Aceptar la pérdida no significa dejar de amar, sino reconocer que ese amor sigue vivo, transformado en una presencia interior. Quizás el animal ya no está, pero su lealtad, su ternura y su mirada siguen resonando en el alma. Y cuando el dolor se aquieta, lo que queda no es vacío, sino un eco de amor que nos recuerda quiénes somos y cuánto pudimos sentir.

Cuando el amor se queda, aunque el cuerpo se haya ido

Dicen que el duelo es una forma de amor que se quedó sin dirección,
una corriente que aún busca su cauce.
Y tal vez sea cierto: cuando un animal se va,
no muere solo su cuerpo pequeño,
sino también la costumbre de esperarlo,
la voz con la que lo llamábamos,
el espacio que llenaba su silencio.

Pero si miramos con el corazón quieto,
descubrimos que nada se ha perdido del todo.
El amor que dimos no se borra:
se transforma en una brisa, en una memoria cálida,
en la manera distinta que tendremos de mirar la vida.

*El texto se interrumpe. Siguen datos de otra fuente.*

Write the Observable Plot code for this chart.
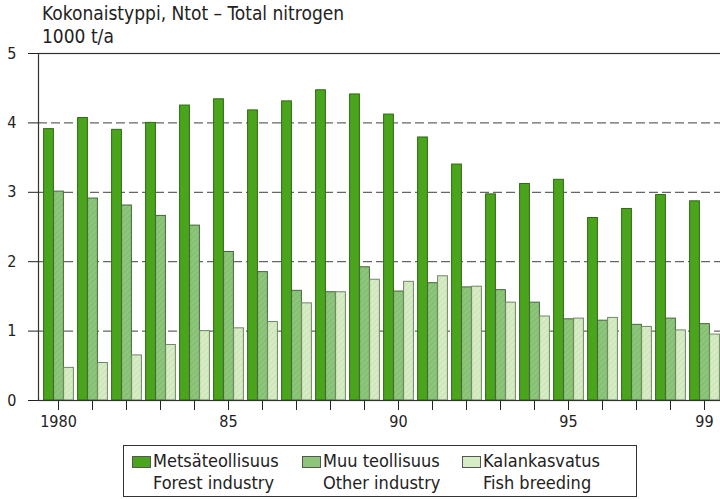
<!DOCTYPE html>
<html>
<head>
<meta charset="utf-8">
<script src="https://cdn.jsdelivr.net/npm/d3@7"></script>
<script src="https://cdn.jsdelivr.net/npm/@observablehq/plot@0.6"></script>
<style>
  html, body { margin: 0; padding: 0; background: #fff; overflow: hidden; }
  #wrap { position: relative; width: 720px; height: 499px; font-family: "Liberation Sans Narrow", "DejaVu Sans Condensed", "Roboto Condensed", sans-serif; font-stretch: condensed; color: #222; }
  .t { position: absolute; white-space: nowrap; font-size: 19px; line-height: 22px; }
  #legend { position: absolute; left: 123px; top: 445px; width: 514px; height: 52px; border: 1px solid #333; box-sizing: border-box; }
  .li { position: absolute; font-size: 18px; line-height: 21px; white-space: nowrap; }
  .sw { position: absolute; width: 19px; height: 12px; border: 1px solid #555; box-sizing: border-box; }
</style>
</head>
<body>
<svg width="0" height="0" style="position:absolute">
  <defs>
    <pattern id="hatchO" width="4" height="4" patternUnits="userSpaceOnUse" patternTransform="rotate(45)">
      <rect width="4" height="4" fill="#8dc67b"></rect>
      <line x1="0" y1="0" x2="0" y2="4" stroke="#7bb768" stroke-width="1.5"></line>
    </pattern>
    <pattern id="hatchK" width="4" height="4" patternUnits="userSpaceOnUse" patternTransform="rotate(45)">
      <rect width="4" height="4" fill="#d6ecc4"></rect>
      <line x1="0" y1="0" x2="0" y2="4" stroke="#c6e0b2" stroke-width="1.5"></line>
    </pattern>
  </defs>
</svg>
<div id="wrap">
  <div class="t" style="left:42px; top:2px;">Kokonaistyppi, Ntot – Total nitrogen</div>
  <div class="t" style="left:42px; top:25px;">1000 t/a</div>
  <div id="chart"></div>
  <div id="legend"></div>
</div>
<script>
// ---- data ----
const years = [1980, 1981, 1982, 1983, 1984, 1985, 1986, 1987, 1988, 1989,
               1990, 1991, 1992, 1993, 1994, 1995, 1996, 1997, 1998, 1999];
const forestIndustry = [3.91, 4.07, 3.90, 4.00, 4.25, 4.34, 4.18, 4.31, 4.47, 4.41,
                        4.12, 3.79, 3.40, 2.97, 3.12, 3.18, 2.63, 2.76, 2.96, 2.87];
const otherIndustry  = [3.01, 2.91, 2.81, 2.66, 2.52, 2.14, 1.85, 1.58, 1.56, 1.92,
                        1.57, 1.69, 1.63, 1.59, 1.41, 1.17, 1.15, 1.09, 1.18, 1.10];
const fishBreeding   = [0.47, 0.54, 0.65, 0.80, 1.00, 1.04, 1.13, 1.40, 1.56, 1.74,
                        1.71, 1.79, 1.64, 1.41, 1.21, 1.18, 1.19, 1.06, 1.01, 0.95];
const xTickYears  = [1980, 1985, 1990, 1995, 1999];
const xTickLabels = ["1980", "85", "90", "95", "99"];
const yTicks = [0, 1, 2, 3, 4, 5];
const gridValues = [1, 2, 3, 4];
const seriesFi = ["Metsäteollisuus", "Muu teollisuus", "Kalankasvatus"];
const seriesEn = ["Forest industry", "Other industry", "Fish breeding"];

const rows = years.map((year, i) => ({
  year,
  forest: forestIndustry[i],
  other: otherIndustry[i],
  fish: fishBreeding[i]
}));
const labelFor = new Map(xTickYears.map((y, i) => [y, xTickLabels[i]]));

const fills = ["#4aa51c", "url(#hatchO)", "url(#hatchK)"];
const strokes = ["#2e6a12", "#45663a", "#6f8766"];
const swatchFills = ["#4aa51c", "#8dc67b", "#d6ecc4"];

const chart = Plot.plot({
  width: 720,
  height: 440,
  marginTop: 53,
  marginBottom: 40,
  marginLeft: 38,
  marginRight: 0,
  style: { fontSize: "16px", fontFamily: "'Liberation Sans Narrow', 'DejaVu Sans Condensed', sans-serif", color: "#222", background: "transparent", overflow: "hidden" },
  x: { type: "band", domain: years, range: [38, 724], padding: 0, tickSize: 10, tickPadding: 5,
       tickFormat: d => labelFor.get(d) ?? "", label: null },
  y: { domain: [0, 5], ticks: yTicks, tickSize: 10, tickPadding: 12,
       tickFormat: d => String(d), label: null },
  marks: [
    Plot.ruleY(gridValues, { stroke: "#666", strokeWidth: 1.3, strokeDasharray: "9,4" }),
    Plot.barY(rows, { x: "year", y: "forest", fill: fills[0], stroke: strokes[0], strokeWidth: 1, insetLeft: 2.6, insetRight: 21.6 }),
    Plot.barY(rows, { x: "year", y: "other",  fill: fills[1], stroke: strokes[1], strokeWidth: 1, insetLeft: 12.6, insetRight: 11.6 }),
    Plot.barY(rows, { x: "year", y: "fish",   fill: fills[2], stroke: strokes[2], strokeWidth: 1, insetLeft: 22.6, insetRight: 1.6 }),
    Plot.frame({ stroke: "#333", strokeWidth: 1.2, insetRight: -8 })
  ]
});
chart.style.position = "absolute";
chart.style.left = "0px";
chart.style.top = "0px";
chart.style.overflow = "hidden";
document.getElementById("chart").appendChild(chart);

// legend
const legend = document.getElementById("legend");
const legendX = [8, 178, 338];
seriesFi.forEach((name, i) => {
  const sw = document.createElement("div");
  sw.className = "sw";
  sw.style.left = legendX[i] + "px";
  sw.style.top = "10px";
  sw.style.background = swatchFills[i];
  legend.appendChild(sw);
  const l1 = document.createElement("div");
  l1.className = "li";
  l1.style.left = (legendX[i] + 21) + "px";
  l1.style.top = "4px";
  l1.textContent = name;
  legend.appendChild(l1);
  const l2 = document.createElement("div");
  l2.className = "li";
  l2.style.left = (legendX[i] + 21) + "px";
  l2.style.top = "26px";
  l2.textContent = seriesEn[i];
  legend.appendChild(l2);
});
</script>
</body>
</html>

A veces creemos que el duelo es lo opuesto al amor,
cuando en realidad es su forma más profunda.
Amar también es llorar;
es reconocer que algo fue tan importante
que deja huella en todo lo que sigue.

Tu animal —ese ser que te miraba sin juicio,
que entendía tu tristeza sin palabras—
ha dejado en ti algo que no se va con la muerte:
la certeza de que existió la ternura,
y que aún puede existir.

Así, poco a poco, el dolor se vuelve suave,
como si el amor encontrara un nuevo lugar donde descansar.
Y en ese descanso, comprendemos:
no era “solo una mascota”,
era una forma de amar,
y esa forma sigue viva en ti.

Epílogo poético: Tres haikus para cuando el corazón está triste

  1. Haiku del cierre
    Tu huella vive,
    donde el amor no muere,
    late la calma.

(El duelo encuentra reposo en la memoria que sigue amando.)

  1. Haiku del reencuentro
    Cruza mi alma,
    tu luz me sigue quieta,
    somos regreso.

(El amor se vuelve eterno, un ciclo que no se rompe, donde alma y alma se reconocen más allá del tiempo.)

III. Haiku del que se queda
Sigo tu paso,
en la casa resuena
tu alma quieta.

(El animal amado permanece en lo cotidiano, en la ternura que aún habita los gestos y los silencios.)